▶ What to do:
Extract everything from the first line through the line with "ax.set_facecolor(BG)", both ends included, except for any pictures.
=-=-=-=-=
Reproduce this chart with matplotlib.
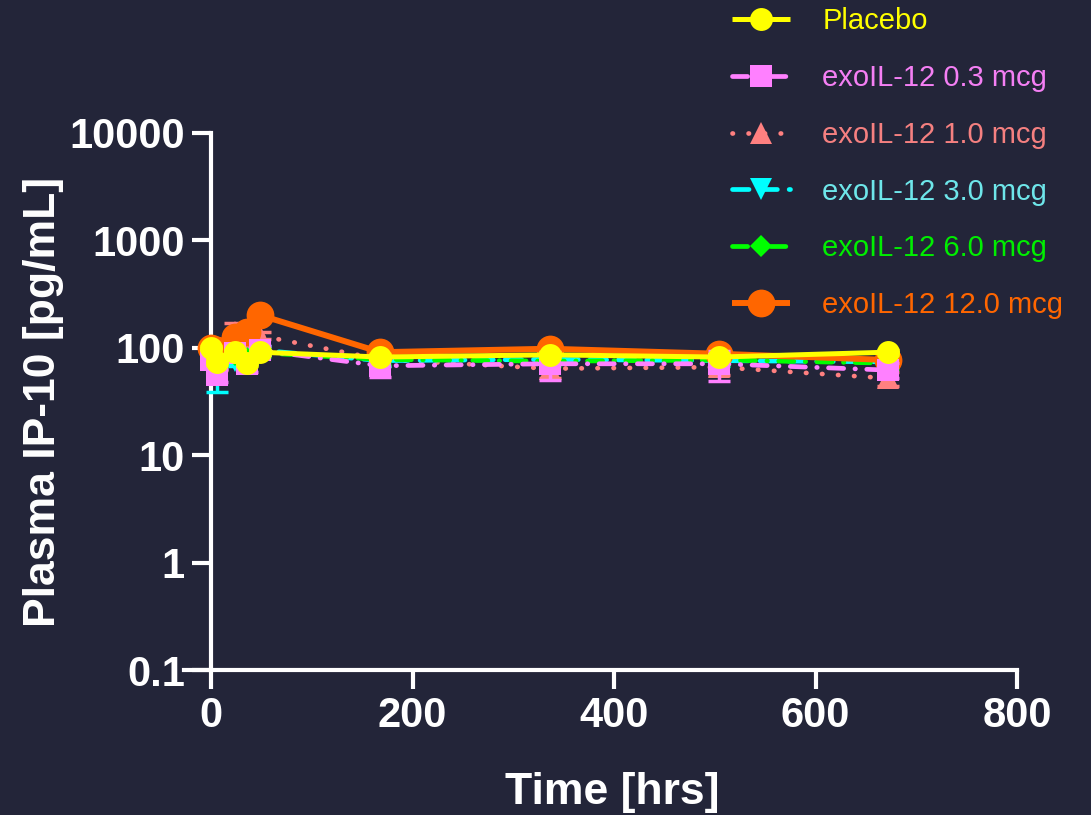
import matplotlib
matplotlib.use("Agg")
import matplotlib.pyplot as plt
from matplotlib.ticker import FixedLocator, FuncFormatter, NullLocator

# ---- data ----
times = [0, 6, 24, 36, 48, 168, 336, 504, 672]
placebo = [100, 74, 91, 72, 91, 82, 86, 82, 91]
dose_0_3 = [77, 56, 90, 70, 95, 68, 71, 71, 62]
dose_1_0 = [90, 70, 140, 120, 130, 78, 64, 66, 52]
dose_3_0 = [85, 60, 75, 78, 95, 76, 78, 76, 74]
dose_6_0 = [88, 75, 85, 80, 90, 78, 75, 77, 72]
dose_12_0 = [100, 95, 126, 140, 202, 91, 98, 88, 77]

err_placebo = [5, 5, 5, 5, 5, 5, 5, 5, 5]
err_0_3 = [10, 8, 10, 10, 10, 15, 21, 22, 10]
err_1_0 = [10, 8, 30, 10, 10, 10, 12, 10, 8]
err_3_0 = [10, 21, 8, 8, 10, 8, 8, 8, 8]
err_6_0 = [8, 8, 8, 8, 8, 8, 8, 8, 8]
err_12_0 = [8, 8, 10, 10, 10, 8, 8, 8, 8]

labels = ["Placebo", "exoIL-12 0.3 mcg", "exoIL-12 1.0 mcg",
          "exoIL-12 3.0 mcg", "exoIL-12 6.0 mcg", "exoIL-12 12.0 mcg"]
label_colors = ["#ffff00", "#f47ff4", "#f58080", "#6ee6ea", "#00ee00", "#ff6600"]
xticks = [0, 200, 400, 600, 800]
yticks = [0.1, 1, 10, 100, 1000, 10000]

BG = "#232539"
FG = "white"

plt.rcParams['font.family'] = ['Liberation Sans', 'DejaVu Sans']

fig = plt.figure(figsize=(10.91, 8.15), dpi=100, facecolor=BG)
ax = fig.add_axes([184/1091, 1-670/815, (1017-184)/1091, (670-133)/815])
ax.set_facecolor(BG)

series = [
    # values, errors, color, marker, ms, lw, linestyle, zorder
    (placebo, err_placebo, "#ffff00", "o", 16.5, 3.6, "-", 8),
    (dose_0_3, err_0_3, "#ff80ff", "s", 16, 3.4, (0, (3.2, 2.4, 0.1, 2.4)), 7),
    (dose_1_0, err_1_0, "#ff8080", "^", 16, 3.4, (0, (0.1, 3.3)), 3),
    (dose_3_0, err_3_0, "#00ffff", "v", 16, 3.4, (0, (3.5, 2.5)), 4),
    (dose_6_0, err_6_0, "#00ff00", "D", 11.5, 3.4, (0, (3.2, 2.4, 0.1, 2.4)), 5),
    (dose_12_0, err_12_0, "#ff6600", "o", 20, 4.3, "-", 6),
]

handles = []
for (vals, errs, col, mk, ms, lw, ls, z), lab in zip(series, labels):
    ax.errorbar(times, vals, yerr=errs, fmt='none', ecolor=col, elinewidth=2.5,
                capsize=8, capthick=2.5, zorder=z - 0.5)
    h, = ax.plot(times, vals, color=col, marker=mk, markersize=ms, lw=lw,
                 linestyle=ls, markeredgewidth=0, dash_capstyle='round',
                 solid_capstyle='butt', zorder=z, label=lab)
    handles.append(h)

ax.set_yscale('log')
ax.set_ylim(0.1, 10000)
ax.set_xlim(-27, 800)
ax.yaxis.set_major_locator(FixedLocator(yticks))
ax.yaxis.set_minor_locator(NullLocator())
ax.yaxis.set_major_formatter(FuncFormatter(lambda v, p: f"{v:g}"))
ax.set_xticks(xticks)

for s in ['top', 'right']:
    ax.spines[s].set_visible(False)
ax.spines['left'].set_position(('data', 0))
for s in ['left', 'bottom']:
    ax.spines[s].set_color(FG)
    ax.spines[s].set_linewidth(3)
    ax.spines[s].set_capstyle('projecting')

ax.tick_params(axis='both', colors=FG, width=3, length=14, pad=5,
               labelsize=30)
for t in ax.get_xticklabels() + ax.get_yticklabels():
    t.set_fontweight('bold')
    t.set_color(FG)

ax.set_xlabel("Time [hrs]", fontsize=32, fontweight='bold', color=FG)
ax.xaxis.set_label_coords((612-184)/(1017-184), -0.19)
ax.set_ylabel("Plasma IP-10 [pg/mL]", fontsize=32, fontweight='bold', color=FG, labelpad=4)

leg = fig.legend(handles=handles, loc='upper left',
                 bbox_to_anchor=(732/1091, 1 - 7/815), frameon=False,
                 fontsize=21, handlelength=2.0, handletextpad=1.1,
                 labelspacing=0.99, borderpad=0, borderaxespad=0, numpoints=1)
for txt, col in zip(leg.get_texts(), label_colors):
    txt.set_color(col)

fig.savefig("out.png", dpi=100, facecolor=BG)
=-=-=-=-=
▶ Complete output:
Reproduce this chart with matplotlib.
import matplotlib
matplotlib.use("Agg")
import matplotlib.pyplot as plt
from matplotlib.ticker import FixedLocator, FuncFormatter, NullLocator

# ---- data ----
times = [0, 6, 24, 36, 48, 168, 336, 504, 672]
placebo = [100, 74, 91, 72, 91, 82, 86, 82, 91]
dose_0_3 = [77, 56, 90, 70, 95, 68, 71, 71, 62]
dose_1_0 = [90, 70, 140, 120, 130, 78, 64, 66, 52]
dose_3_0 = [85, 60, 75, 78, 95, 76, 78, 76, 74]
dose_6_0 = [88, 75, 85, 80, 90, 78, 75, 77, 72]
dose_12_0 = [100, 95, 126, 140, 202, 91, 98, 88, 77]

err_placebo = [5, 5, 5, 5, 5, 5, 5, 5, 5]
err_0_3 = [10, 8, 10, 10, 10, 15, 21, 22, 10]
err_1_0 = [10, 8, 30, 10, 10, 10, 12, 10, 8]
err_3_0 = [10, 21, 8, 8, 10, 8, 8, 8, 8]
err_6_0 = [8, 8, 8, 8, 8, 8, 8, 8, 8]
err_12_0 = [8, 8, 10, 10, 10, 8, 8, 8, 8]

labels = ["Placebo", "exoIL-12 0.3 mcg", "exoIL-12 1.0 mcg",
          "exoIL-12 3.0 mcg", "exoIL-12 6.0 mcg", "exoIL-12 12.0 mcg"]
label_colors = ["#ffff00", "#f47ff4", "#f58080", "#6ee6ea", "#00ee00", "#ff6600"]
xticks = [0, 200, 400, 600, 800]
yticks = [0.1, 1, 10, 100, 1000, 10000]

BG = "#232539"
FG = "white"

plt.rcParams['font.family'] = ['Liberation Sans', 'DejaVu Sans']

fig = plt.figure(figsize=(10.91, 8.15), dpi=100, facecolor=BG)
ax = fig.add_axes([184/1091, 1-670/815, (1017-184)/1091, (670-133)/815])
ax.set_facecolor(BG)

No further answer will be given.